# WHAT TO WORK ON
Quote all lines below exactly. Images stay out.

━━ DATASET EXCERPT ━━

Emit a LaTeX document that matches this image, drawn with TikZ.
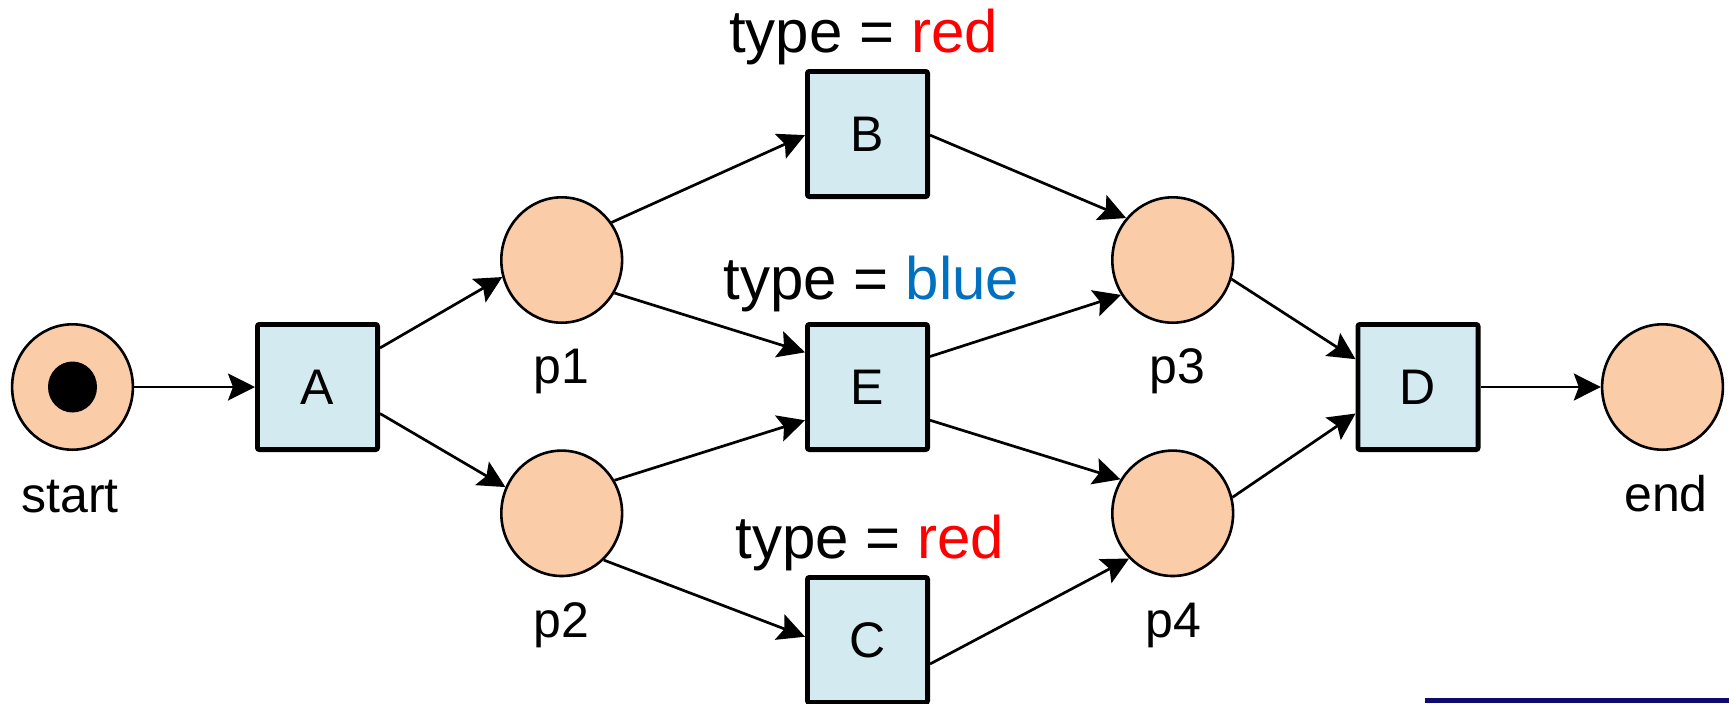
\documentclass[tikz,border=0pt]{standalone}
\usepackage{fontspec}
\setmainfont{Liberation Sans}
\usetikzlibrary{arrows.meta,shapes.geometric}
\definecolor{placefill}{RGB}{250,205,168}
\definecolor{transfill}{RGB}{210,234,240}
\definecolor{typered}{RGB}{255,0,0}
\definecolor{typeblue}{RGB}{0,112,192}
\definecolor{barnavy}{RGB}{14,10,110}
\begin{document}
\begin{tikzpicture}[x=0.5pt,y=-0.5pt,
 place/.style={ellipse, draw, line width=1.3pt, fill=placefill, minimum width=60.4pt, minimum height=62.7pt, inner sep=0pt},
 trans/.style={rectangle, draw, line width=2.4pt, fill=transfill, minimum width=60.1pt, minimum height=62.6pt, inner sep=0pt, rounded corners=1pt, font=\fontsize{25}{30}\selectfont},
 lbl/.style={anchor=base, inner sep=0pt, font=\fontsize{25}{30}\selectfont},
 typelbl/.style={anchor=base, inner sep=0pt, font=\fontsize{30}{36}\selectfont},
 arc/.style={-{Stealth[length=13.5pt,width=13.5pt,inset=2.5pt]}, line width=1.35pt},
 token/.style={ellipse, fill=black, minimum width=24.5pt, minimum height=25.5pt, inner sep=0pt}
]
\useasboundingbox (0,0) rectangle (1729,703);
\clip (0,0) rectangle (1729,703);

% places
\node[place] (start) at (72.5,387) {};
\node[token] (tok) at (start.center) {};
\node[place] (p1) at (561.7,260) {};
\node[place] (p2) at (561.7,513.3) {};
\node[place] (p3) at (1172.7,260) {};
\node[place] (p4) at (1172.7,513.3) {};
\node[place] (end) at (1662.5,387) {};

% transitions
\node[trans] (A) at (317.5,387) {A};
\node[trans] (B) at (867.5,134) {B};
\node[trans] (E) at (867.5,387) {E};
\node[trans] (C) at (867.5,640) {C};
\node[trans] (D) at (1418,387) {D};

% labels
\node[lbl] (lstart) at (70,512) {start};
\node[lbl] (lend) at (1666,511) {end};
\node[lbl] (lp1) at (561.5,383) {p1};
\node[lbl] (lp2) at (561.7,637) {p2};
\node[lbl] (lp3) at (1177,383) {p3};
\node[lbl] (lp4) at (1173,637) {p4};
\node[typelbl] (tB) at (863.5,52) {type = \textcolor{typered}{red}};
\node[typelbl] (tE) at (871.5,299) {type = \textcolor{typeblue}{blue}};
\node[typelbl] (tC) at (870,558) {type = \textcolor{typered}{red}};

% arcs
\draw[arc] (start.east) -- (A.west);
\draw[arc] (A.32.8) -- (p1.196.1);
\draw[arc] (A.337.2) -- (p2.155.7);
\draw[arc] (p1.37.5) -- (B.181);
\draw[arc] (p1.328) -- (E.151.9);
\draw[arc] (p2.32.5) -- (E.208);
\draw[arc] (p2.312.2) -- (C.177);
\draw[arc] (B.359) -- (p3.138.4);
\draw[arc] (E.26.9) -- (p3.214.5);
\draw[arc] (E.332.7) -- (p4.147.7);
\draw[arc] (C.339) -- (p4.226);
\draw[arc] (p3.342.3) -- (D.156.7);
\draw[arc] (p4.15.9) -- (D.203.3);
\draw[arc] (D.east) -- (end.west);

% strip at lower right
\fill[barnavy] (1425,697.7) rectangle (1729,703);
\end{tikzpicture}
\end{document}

━━━

# RESPONSE TO THIS EXERCISE
Emit a LaTeX document that matches this image, drawn with TikZ.
\documentclass[tikz,border=0pt]{standalone}
\usepackage{fontspec}
\setmainfont{Liberation Sans}
\usetikzlibrary{arrows.meta,shapes.geometric}
\definecolor{placefill}{RGB}{250,205,168}
\definecolor{transfill}{RGB}{210,234,240}
\definecolor{typered}{RGB}{255,0,0}
\definecolor{typeblue}{RGB}{0,112,192}
\definecolor{barnavy}{RGB}{14,10,110}
\begin{document}
\begin{tikzpicture}[x=0.5pt,y=-0.5pt,
 place/.style={ellipse, draw, line width=1.3pt, fill=placefill, minimum width=60.4pt, minimum height=62.7pt, inner sep=0pt},
 trans/.style={rectangle, draw, line width=2.4pt, fill=transfill, minimum width=60.1pt, minimum height=62.6pt, inner sep=0pt, rounded corners=1pt, font=\fontsize{25}{30}\selectfont},
 lbl/.style={anchor=base, inner sep=0pt, font=\fontsize{25}{30}\selectfont},
 typelbl/.style={anchor=base, inner sep=0pt, font=\fontsize{30}{36}\selectfont},
 arc/.style={-{Stealth[length=13.5pt,width=13.5pt,inset=2.5pt]}, line width=1.35pt},
 token/.style={ellipse, fill=black, minimum width=24.5pt, minimum height=25.5pt, inner sep=0pt}
]
\useasboundingbox (0,0) rectangle (1729,703);
\clip (0,0) rectangle (1729,703);

% places
\node[place] (start) at (72.5,387) {};
\node[token] (tok) at (start.center) {};
\node[place] (p1) at (561.7,260) {};
\node[place] (p2) at (561.7,513.3) {};
\node[place] (p3) at (1172.7,260) {};
\node[place] (p4) at (1172.7,513.3) {};
\node[place] (end) at (1662.5,387) {};

% transitions
\node[trans] (A) at (317.5,387) {A};
\node[trans] (B) at (867.5,134) {B};
\node[trans] (E) at (867.5,387) {E};
\node[trans] (C) at (867.5,640) {C};
\node[trans] (D) at (1418,387) {D};

% labels
\node[lbl] (lstart) at (70,512) {start};
\node[lbl] (lend) at (1666,511) {end};
\node[lbl] (lp1) at (561.5,383) {p1};
\node[lbl] (lp2) at (561.7,637) {p2};
\node[lbl] (lp3) at (1177,383) {p3};
\node[lbl] (lp4) at (1173,637) {p4};
\node[typelbl] (tB) at (863.5,52) {type = \textcolor{typered}{red}};
\node[typelbl] (tE) at (871.5,299) {type = \textcolor{typeblue}{blue}};
\node[typelbl] (tC) at (870,558) {type = \textcolor{typered}{red}};

% arcs
\draw[arc] (start.east) -- (A.west);
\draw[arc] (A.32.8) -- (p1.196.1);
\draw[arc] (A.337.2) -- (p2.155.7);
\draw[arc] (p1.37.5) -- (B.181);
\draw[arc] (p1.328) -- (E.151.9);
\draw[arc] (p2.32.5) -- (E.208);
\draw[arc] (p2.312.2) -- (C.177);
\draw[arc] (B.359) -- (p3.138.4);
\draw[arc] (E.26.9) -- (p3.214.5);
\draw[arc] (E.332.7) -- (p4.147.7);
\draw[arc] (C.339) -- (p4.226);
\draw[arc] (p3.342.3) -- (D.156.7);
\draw[arc] (p4.15.9) -- (D.203.3);
\draw[arc] (D.east) -- (end.west);

% strip at lower right
\fill[barnavy] (1425,697.7) rectangle (1729,703);
\end{tikzpicture}
\end{document}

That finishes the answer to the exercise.